English belletrist (1895–1947)

Geoffrey Spencer Madan (6 February 1895 – 6 July 1947) was an English belletrist, and a collector and creator of aphorisms, many of which are recorded in his Notebooks.

==Biography==
Geoffrey Spencer Madan was born on 6 February 1895, in Oxford, the son of Falconer Madan, a Fellow of Brasenose College, Oxford and Bodley's Librarian, and Frances Jane Hayter. He had a sister, Ethel, who married Charles Fox Burney.

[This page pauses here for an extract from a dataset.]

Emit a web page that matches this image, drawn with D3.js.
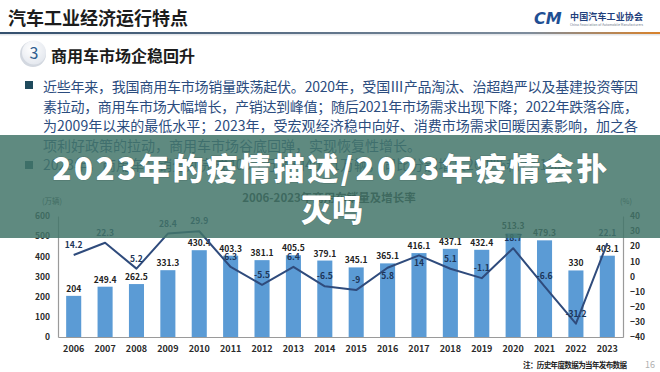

He was educated at Summer Fields School, Oxford, Eton College (to which he won the top scholarship in 1907) and Balliol College, Oxford. While still at school he earned a day's holiday for the whole school by the excellence of his account of Eton written in Herodotean Greek, and embarked on a correspondence and friendship with A. C. Benson. Madan went up to Balliol College in 1913. There he read Classics, and he made a number of lifelong friends, including Harold Macmillan, Cyril Asquith and Ronald Knox.

In 1914 Madan's university career was interrupted by the First World War. He was commissioned in the King's Own Royal Lancaster Regiment, and was wounded in the Mesopotamian campaign in 1916.

In 1919 Madan married Marjorie, the daughter of Sir Saxton Noble, Baronet. In 1920 Marjorie gave birth to their one child, Nicola.

Between 1920 and 1924 Madan was employed in the City of London; but in 1924 a severe attack of meningitis forced him to retire. A private income enabled him to devote the remainder of his life to his interests, which included wine, old silver and (above all) books.

Madan's daughter Nicola married Gordon Campbell, later Lord Campbell of Croy.

Madan died suddenly in London on 6 July 1947, aged 52.

==The Notebooks==
Madan had an eye for aphorisms, and each Christmas between 1929 and 1933 sent a small anthology from his notebooks to his friends. A limited typescript edition was circulated privately in 1949 after his death, and a further selection was made for an edition published by the Oxford University Press in 1981. The editors (J.A.Gere and John Sparrow) provided a biographical introduction, and Harold Macmillan contributed a foreword.

The New York Review of Books called the Notebooks "the best example of a twentieth-century Commonplace book".

Examples of his published aphorisms include:
- "The dust of exploded beliefs may make a fine sunset".
- "Alive, in the sense that he can't legally be buried."
- "Never assume that habitual silence means ability in reserve."